## GIVEN PROBLEM
Reproduce every line of the listing as written, apart from the pictures.

## SUPPLIED INFORMATION
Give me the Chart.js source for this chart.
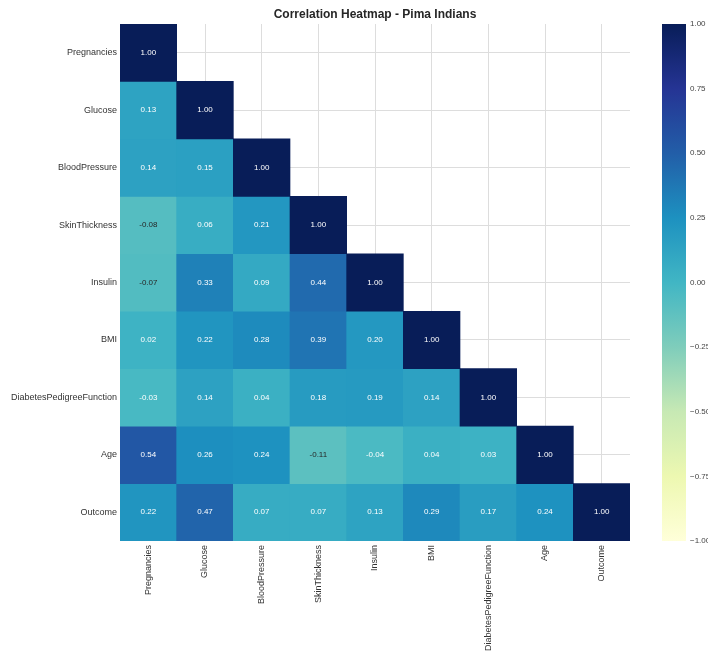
<!DOCTYPE html>
<html>
<head>
<meta charset="utf-8">
<script src="https://cdn.jsdelivr.net/npm/chart.js@4.4.1/dist/chart.umd.min.js"></script>
<style>
  html, body { margin: 0; padding: 0; background: #fff; }
  #wrap { position: relative; width: 708px; height: 655px; overflow: hidden; }
  #main { position: absolute; left: 0; top: 0; }
  #cbar { position: absolute; left: 640px; top: 0; }
</style>
</head>
<body>
<div id="wrap">
  <canvas id="main" width="708" height="655"></canvas>
  <canvas id="cbar" width="68" height="655"></canvas>
</div>
<script>
// ---- data ----
const categories = ["Pregnancies", "Glucose", "BloodPressure", "SkinThickness", "Insulin",
  "BMI", "DiabetesPedigreeFunction", "Age", "Outcome"];
const rowPregnancies   = [1.00];
const rowGlucose       = [0.13, 1.00];
const rowBloodPressure = [0.14, 0.15, 1.00];
const rowSkinThickness = [-0.08, 0.06, 0.21, 1.00];
const rowInsulin       = [-0.07, 0.33, 0.09, 0.44, 1.00];
const rowBMI           = [0.02, 0.22, 0.28, 0.39, 0.20, 1.00];
const rowDPF           = [-0.03, 0.14, 0.04, 0.18, 0.19, 0.14, 1.00];
const rowAge           = [0.54, 0.26, 0.24, -0.11, -0.04, 0.04, 0.03, 1.00];
const rowOutcome       = [0.22, 0.47, 0.07, 0.07, 0.13, 0.29, 0.17, 0.24, 1.00];
const colorbarTicks    = [-1.00, -0.75, -0.50, -0.25, 0.00, 0.25, 0.50, 0.75, 1.00];
const vmin = -1, vmax = 1;

const rows = [rowPregnancies, rowGlucose, rowBloodPressure, rowSkinThickness, rowInsulin,
  rowBMI, rowDPF, rowAge, rowOutcome];

// ---- YlGnBu colormap ----
const ylgnbu = ["#ffffd9", "#edf8b1", "#c7e9b4", "#7fcdbb", "#41b6c4",
  "#1d91c0", "#225ea8", "#253494", "#081d58"];
function hexToRgb(h) { return [1, 3, 5].map(i => parseInt(h.substr(i, 2), 16)); }
const stopsRgb = ylgnbu.map(hexToRgb);
function cmapRgb(v) {
  let t = (v - vmin) / (vmax - vmin);
  t = Math.max(0, Math.min(1, t));
  const p = t * (stopsRgb.length - 1);
  const i = Math.min(Math.floor(p), stopsRgb.length - 2);
  const f = p - i;
  return stopsRgb[i].map((c, k) => Math.round(c + (stopsRgb[i + 1][k] - c) * f));
}
function cmap(v) { const c = cmapRgb(v); return `rgb(${c[0]},${c[1]},${c[2]})`; }
function textColorFor(v) {
  const lin = cmapRgb(v).map(c => { c /= 255; return c <= 0.03928 ? c / 12.92 : Math.pow((c + 0.055) / 1.055, 2.4); });
  const lum = 0.2126 * lin[0] + 0.7152 * lin[1] + 0.0722 * lin[2];
  return lum > 0.408 ? "#262626" : "#ffffff";
}

const FONT = "'Liberation Sans', Arial, Helvetica, sans-serif";

const datasets = rows.map((row, r) => ({
  label: categories[r],
  data: categories.map((_, c) => c < row.length ? [r, r + 1] : null),
  values: categories.map((_, c) => c < row.length ? row[c] : null),
  backgroundColor: categories.map((_, c) => c < row.length ? cmap(row[c]) : "rgba(0,0,0,0)"),
  borderWidth: 0,
  grouped: false,
  barPercentage: 1,
  categoryPercentage: 1
}));

const annotate = {
  id: "annotate",
  afterDatasetsDraw(chart) {
    const ctx = chart.ctx;
    ctx.save();
    ctx.font = "8px " + FONT;
    ctx.textAlign = "center";
    ctx.textBaseline = "middle";
    chart.data.datasets.forEach((ds, di) => {
      const meta = chart.getDatasetMeta(di);
      meta.data.forEach((el, i) => {
        const v = ds.values[i];
        if (v === null || v === undefined) return;
        ctx.fillStyle = textColorFor(v);
        ctx.fillText(v.toFixed(2), el.x, (el.y + el.base) / 2);
      });
    });
    ctx.restore();
  }
};

new Chart(document.getElementById("main"), {
  type: "bar",
  data: { labels: categories, datasets },
  plugins: [annotate],
  options: {
    responsive: false,
    animation: false,
    events: [],
    layout: { padding: { left: 0, right: 78, top: 0, bottom: 0 } },
    plugins: {
      legend: { display: false },
      tooltip: { enabled: false },
      title: {
        display: true,
        text: "Correlation Heatmap - Pima Indians",
        fullSize: false,
        color: "#262626",
        font: { family: FONT, size: 12, weight: "bold" },
        padding: { top: 7, bottom: 2.6 }
      }
    },
    scales: {
      x: {
        type: "category",
        offset: true,
        grid: { offset: false, color: "#dddddd", lineWidth: 1, drawTicks: false },
        border: { display: false },
        ticks: {
          maxRotation: 90, minRotation: 90, padding: 4, autoSkip: false,
          color: "#333333", font: { family: FONT, size: 9 }
        },
        afterFit(scale) { scale.height = 114; }
      },
      y: {
        type: "linear",
        min: 0, max: categories.length,
        reverse: true,
        grid: { color: "#dddddd", lineWidth: 1, drawTicks: false },
        border: { display: false },
        afterBuildTicks(scale) { scale.ticks = categories.map((_, i) => ({ value: i + 0.5 })); },
        ticks: {
          padding: 3, autoSkip: false,
          color: "#333333", font: { family: FONT, size: 9 },
          callback: (v) => categories[Math.floor(v)]
        },
        afterFit(scale) { scale.width = 120; }
      }
    }
  }
});

// ---- colorbar ----
new Chart(document.getElementById("cbar"), {
  type: "bar",
  data: {
    labels: [""],
    datasets: [{
      data: [[vmin, vmax]],
      borderWidth: 0,
      barPercentage: 1,
      categoryPercentage: 1,
      backgroundColor(ctx) {
        const area = ctx.chart.chartArea;
        if (!area) return "#41b6c4";
        const g = ctx.chart.ctx.createLinearGradient(0, area.bottom, 0, area.top);
        ylgnbu.forEach((c, i) => g.addColorStop(i / (ylgnbu.length - 1), c));
        return g;
      }
    }]
  },
  options: {
    responsive: false,
    animation: false,
    events: [],
    layout: { padding: { left: 22, right: 0, top: 24, bottom: 114 } },
    plugins: { legend: { display: false }, tooltip: { enabled: false } },
    scales: {
      x: { display: false, offset: true },
      y: {
        position: "right",
        min: vmin, max: vmax,
        grid: { display: false, drawTicks: false },
        border: { display: false },
        afterBuildTicks(scale) { scale.ticks = colorbarTicks.map(v => ({ value: v })); },
        ticks: {
          padding: 4,
          color: "#444444", font: { family: FONT, size: 8 },
          callback: (v) => Number(v).toFixed(2).replace("-", "\u2212")
        },
        afterFit(scale) { scale.width = 22; }
      }
    }
  }
});
</script>
</body>
</html>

## WRITTEN SOLUTION
Give me the Chart.js source for this chart.
<!DOCTYPE html>
<html>
<head>
<meta charset="utf-8">
<script src="https://cdn.jsdelivr.net/npm/chart.js@4.4.1/dist/chart.umd.min.js"></script>
<style>
  html, body { margin: 0; padding: 0; background: #fff; }
  #wrap { position: relative; width: 708px; height: 655px; overflow: hidden; }
  #main { position: absolute; left: 0; top: 0; }
  #cbar { position: absolute; left: 640px; top: 0; }
</style>
</head>
<body>
<div id="wrap">
  <canvas id="main" width="708" height="655"></canvas>
  <canvas id="cbar" width="68" height="655"></canvas>
</div>
<script>
// ---- data ----
const categories = ["Pregnancies", "Glucose", "BloodPressure", "SkinThickness", "Insulin",
  "BMI", "DiabetesPedigreeFunction", "Age", "Outcome"];
const rowPregnancies   = [1.00];
const rowGlucose       = [0.13, 1.00];
const rowBloodPressure = [0.14, 0.15, 1.00];
const rowSkinThickness = [-0.08, 0.06, 0.21, 1.00];
const rowInsulin       = [-0.07, 0.33, 0.09, 0.44, 1.00];
const rowBMI           = [0.02, 0.22, 0.28, 0.39, 0.20, 1.00];
const rowDPF           = [-0.03, 0.14, 0.04, 0.18, 0.19, 0.14, 1.00];
const rowAge           = [0.54, 0.26, 0.24, -0.11, -0.04, 0.04, 0.03, 1.00];
const rowOutcome       = [0.22, 0.47, 0.07, 0.07, 0.13, 0.29, 0.17, 0.24, 1.00];
const colorbarTicks    = [-1.00, -0.75, -0.50, -0.25, 0.00, 0.25, 0.50, 0.75, 1.00];
const vmin = -1, vmax = 1;

const rows = [rowPregnancies, rowGlucose, rowBloodPressure, rowSkinThickness, rowInsulin,
  rowBMI, rowDPF, rowAge, rowOutcome];

// ---- YlGnBu colormap ----
const ylgnbu = ["#ffffd9", "#edf8b1", "#c7e9b4", "#7fcdbb", "#41b6c4",
  "#1d91c0", "#225ea8", "#253494", "#081d58"];
function hexToRgb(h) { return [1, 3, 5].map(i => parseInt(h.substr(i, 2), 16)); }
const stopsRgb = ylgnbu.map(hexToRgb);
function cmapRgb(v) {
  let t = (v - vmin) / (vmax - vmin);
  t = Math.max(0, Math.min(1, t));
  const p = t * (stopsRgb.length - 1);
  const i = Math.min(Math.floor(p), stopsRgb.length - 2);
  const f = p - i;
  return stopsRgb[i].map((c, k) => Math.round(c + (stopsRgb[i + 1][k] - c) * f));
}
function cmap(v) { const c = cmapRgb(v); return `rgb(${c[0]},${c[1]},${c[2]})`; }
function textColorFor(v) {
  const lin = cmapRgb(v).map(c => { c /= 255; return c <= 0.03928 ? c / 12.92 : Math.pow((c + 0.055) / 1.055, 2.4); });
  const lum = 0.2126 * lin[0] + 0.7152 * lin[1] + 0.0722 * lin[2];
  return lum > 0.408 ? "#262626" : "#ffffff";
}

const FONT = "'Liberation Sans', Arial, Helvetica, sans-serif";

const datasets = rows.map((row, r) => ({
  label: categories[r],
  data: categories.map((_, c) => c < row.length ? [r, r + 1] : null),
  values: categories.map((_, c) => c < row.length ? row[c] : null),
  backgroundColor: categories.map((_, c) => c < row.length ? cmap(row[c]) : "rgba(0,0,0,0)"),
  borderWidth: 0,
  grouped: false,
  barPercentage: 1,
  categoryPercentage: 1
}));

const annotate = {
  id: "annotate",
  afterDatasetsDraw(chart) {
    const ctx = chart.ctx;
    ctx.save();
    ctx.font = "8px " + FONT;
    ctx.textAlign = "center";
    ctx.textBaseline = "middle";
    chart.data.datasets.forEach((ds, di) => {
      const meta = chart.getDatasetMeta(di);
      meta.data.forEach((el, i) => {
        const v = ds.values[i];
        if (v === null || v === undefined) return;
        ctx.fillStyle = textColorFor(v);
        ctx.fillText(v.toFixed(2), el.x, (el.y + el.base) / 2);
      });
    });
    ctx.restore();
  }
};

new Chart(document.getElementById("main"), {
  type: "bar",
  data: { labels: categories, datasets },
  plugins: [annotate],
  options: {
    responsive: false,
    animation: false,
    events: [],
    layout: { padding: { left: 0, right: 78, top: 0, bottom: 0 } },
    plugins: {
      legend: { display: false },
      tooltip: { enabled: false },
      title: {
        display: true,
        text: "Correlation Heatmap - Pima Indians",
        fullSize: false,
        color: "#262626",
        font: { family: FONT, size: 12, weight: "bold" },
        padding: { top: 7, bottom: 2.6 }
      }
    },
    scales: {
      x: {
        type: "category",
        offset: true,
        grid: { offset: false, color: "#dddddd", lineWidth: 1, drawTicks: false },
        border: { display: false },
        ticks: {
          maxRotation: 90, minRotation: 90, padding: 4, autoSkip: false,
          color: "#333333", font: { family: FONT, size: 9 }
        },
        afterFit(scale) { scale.height = 114; }
      },
      y: {
        type: "linear",
        min: 0, max: categories.length,
        reverse: true,
        grid: { color: "#dddddd", lineWidth: 1, drawTicks: false },
        border: { display: false },
        afterBuildTicks(scale) { scale.ticks = categories.map((_, i) => ({ value: i + 0.5 })); },
        ticks: {
          padding: 3, autoSkip: false,
          color: "#333333", font: { family: FONT, size: 9 },
          callback: (v) => categories[Math.floor(v)]
        },
        afterFit(scale) { scale.width = 120; }
      }
    }
  }
});

// ---- colorbar ----
new Chart(document.getElementById("cbar"), {
  type: "bar",
  data: {
    labels: [""],
    datasets: [{
      data: [[vmin, vmax]],
      borderWidth: 0,
      barPercentage: 1,
      categoryPercentage: 1,
      backgroundColor(ctx) {
        const area = ctx.chart.chartArea;
        if (!area) return "#41b6c4";
        const g = ctx.chart.ctx.createLinearGradient(0, area.bottom, 0, area.top);
        ylgnbu.forEach((c, i) => g.addColorStop(i / (ylgnbu.length - 1), c));
        return g;
      }
    }]
  },
  options: {
    responsive: false,
    animation: false,
    events: [],
    layout: { padding: { left: 22, right: 0, top: 24, bottom: 114 } },
    plugins: { legend: { display: false }, tooltip: { enabled: false } },
    scales: {
      x: { display: false, offset: true },
      y: {
        position: "right",
        min: vmin, max: vmax,
        grid: { display: false, drawTicks: false },
        border: { display: false },
        afterBuildTicks(scale) { scale.ticks = colorbarTicks.map(v => ({ value: v })); },
        ticks: {
          padding: 4,
          color: "#444444", font: { family: FONT, size: 8 },
          callback: (v) => Number(v).toFixed(2).replace("-", "\u2212")
        },
        afterFit(scale) { scale.width = 22; }
      }
    }
  }
});
</script>
</body>
</html>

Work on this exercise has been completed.